— Recorded data —
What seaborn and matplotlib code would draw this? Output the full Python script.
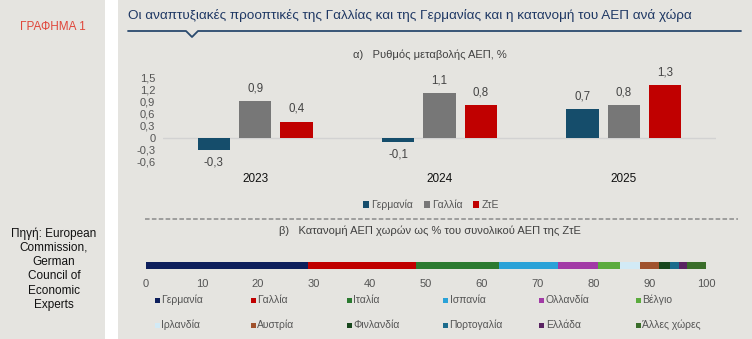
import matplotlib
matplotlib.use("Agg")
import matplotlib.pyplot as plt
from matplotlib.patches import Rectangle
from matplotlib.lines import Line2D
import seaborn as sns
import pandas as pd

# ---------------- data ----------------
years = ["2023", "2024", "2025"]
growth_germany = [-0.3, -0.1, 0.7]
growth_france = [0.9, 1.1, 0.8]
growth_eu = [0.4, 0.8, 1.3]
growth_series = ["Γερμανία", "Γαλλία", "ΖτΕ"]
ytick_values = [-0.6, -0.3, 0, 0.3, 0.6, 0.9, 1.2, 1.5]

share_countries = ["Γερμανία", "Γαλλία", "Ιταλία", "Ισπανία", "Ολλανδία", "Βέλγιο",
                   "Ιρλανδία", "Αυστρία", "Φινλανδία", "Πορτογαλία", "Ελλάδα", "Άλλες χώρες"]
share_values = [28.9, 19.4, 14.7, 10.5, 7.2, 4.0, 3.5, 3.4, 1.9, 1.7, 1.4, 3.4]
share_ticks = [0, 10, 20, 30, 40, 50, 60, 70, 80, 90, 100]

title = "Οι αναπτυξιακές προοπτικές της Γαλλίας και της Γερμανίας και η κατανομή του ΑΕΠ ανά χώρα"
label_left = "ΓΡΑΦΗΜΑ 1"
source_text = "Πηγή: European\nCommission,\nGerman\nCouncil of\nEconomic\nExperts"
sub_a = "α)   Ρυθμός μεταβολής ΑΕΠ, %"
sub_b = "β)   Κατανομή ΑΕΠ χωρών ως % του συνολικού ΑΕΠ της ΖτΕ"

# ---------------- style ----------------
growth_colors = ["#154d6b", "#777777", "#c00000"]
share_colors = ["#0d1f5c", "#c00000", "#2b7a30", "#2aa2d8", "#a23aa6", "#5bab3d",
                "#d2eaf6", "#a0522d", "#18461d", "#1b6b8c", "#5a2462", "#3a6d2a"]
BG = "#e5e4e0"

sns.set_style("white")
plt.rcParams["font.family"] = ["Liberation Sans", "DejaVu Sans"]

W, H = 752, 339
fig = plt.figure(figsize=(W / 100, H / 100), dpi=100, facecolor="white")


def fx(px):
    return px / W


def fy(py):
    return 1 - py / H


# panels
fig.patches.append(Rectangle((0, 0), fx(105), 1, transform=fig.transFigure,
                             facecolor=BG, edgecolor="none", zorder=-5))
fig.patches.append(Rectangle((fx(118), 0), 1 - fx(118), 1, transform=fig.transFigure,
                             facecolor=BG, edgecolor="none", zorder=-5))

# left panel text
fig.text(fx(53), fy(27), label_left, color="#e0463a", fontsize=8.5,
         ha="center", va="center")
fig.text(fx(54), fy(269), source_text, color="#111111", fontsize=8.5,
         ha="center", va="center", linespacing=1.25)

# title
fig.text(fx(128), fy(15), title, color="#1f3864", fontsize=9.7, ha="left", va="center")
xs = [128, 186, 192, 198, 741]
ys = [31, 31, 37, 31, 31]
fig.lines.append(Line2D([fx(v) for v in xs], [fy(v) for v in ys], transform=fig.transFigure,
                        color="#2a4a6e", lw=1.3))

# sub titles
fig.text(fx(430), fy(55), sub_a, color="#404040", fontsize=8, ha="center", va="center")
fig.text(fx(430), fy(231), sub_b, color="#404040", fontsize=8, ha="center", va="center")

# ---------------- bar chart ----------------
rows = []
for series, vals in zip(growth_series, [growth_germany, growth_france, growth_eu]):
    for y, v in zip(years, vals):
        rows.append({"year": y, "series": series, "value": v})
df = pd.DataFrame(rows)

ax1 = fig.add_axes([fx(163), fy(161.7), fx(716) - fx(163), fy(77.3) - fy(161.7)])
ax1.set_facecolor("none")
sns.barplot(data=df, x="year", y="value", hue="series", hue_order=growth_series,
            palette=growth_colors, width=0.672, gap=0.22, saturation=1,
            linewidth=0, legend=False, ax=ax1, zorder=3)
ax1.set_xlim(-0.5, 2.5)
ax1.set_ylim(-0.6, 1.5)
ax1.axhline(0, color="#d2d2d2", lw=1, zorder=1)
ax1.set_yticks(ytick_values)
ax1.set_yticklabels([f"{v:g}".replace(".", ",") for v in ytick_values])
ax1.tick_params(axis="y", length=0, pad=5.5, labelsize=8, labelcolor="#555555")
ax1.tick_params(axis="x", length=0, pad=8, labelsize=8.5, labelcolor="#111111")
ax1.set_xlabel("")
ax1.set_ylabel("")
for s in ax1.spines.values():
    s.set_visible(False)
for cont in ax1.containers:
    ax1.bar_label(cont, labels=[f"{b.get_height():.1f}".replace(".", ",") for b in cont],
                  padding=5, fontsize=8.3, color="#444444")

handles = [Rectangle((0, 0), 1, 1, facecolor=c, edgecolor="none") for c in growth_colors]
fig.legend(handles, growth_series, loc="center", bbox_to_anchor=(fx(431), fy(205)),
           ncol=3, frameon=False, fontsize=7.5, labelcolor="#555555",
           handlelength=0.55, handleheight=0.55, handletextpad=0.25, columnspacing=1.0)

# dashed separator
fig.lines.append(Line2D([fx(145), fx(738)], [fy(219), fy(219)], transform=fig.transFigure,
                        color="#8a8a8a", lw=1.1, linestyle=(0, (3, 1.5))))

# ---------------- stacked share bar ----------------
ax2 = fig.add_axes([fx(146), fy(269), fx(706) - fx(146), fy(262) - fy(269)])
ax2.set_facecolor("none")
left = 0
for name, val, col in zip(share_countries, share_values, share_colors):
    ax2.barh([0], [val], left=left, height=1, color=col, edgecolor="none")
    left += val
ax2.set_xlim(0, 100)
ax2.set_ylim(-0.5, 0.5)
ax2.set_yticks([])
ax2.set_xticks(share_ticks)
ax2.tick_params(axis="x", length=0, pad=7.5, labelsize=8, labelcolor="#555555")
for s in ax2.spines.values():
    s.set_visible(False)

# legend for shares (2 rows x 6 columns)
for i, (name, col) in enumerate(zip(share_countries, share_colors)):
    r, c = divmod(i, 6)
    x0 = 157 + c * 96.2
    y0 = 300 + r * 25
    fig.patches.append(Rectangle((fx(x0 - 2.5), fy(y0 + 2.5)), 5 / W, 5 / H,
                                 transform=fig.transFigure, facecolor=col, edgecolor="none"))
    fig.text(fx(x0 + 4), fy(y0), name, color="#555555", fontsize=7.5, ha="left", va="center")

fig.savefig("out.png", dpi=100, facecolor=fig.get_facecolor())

— To be done —
Return a copy of every line that includes the word "seaborn".

— Solution to this problem —
What seaborn and matplotlib code would draw this? Output the full Python script.
import seaborn as sns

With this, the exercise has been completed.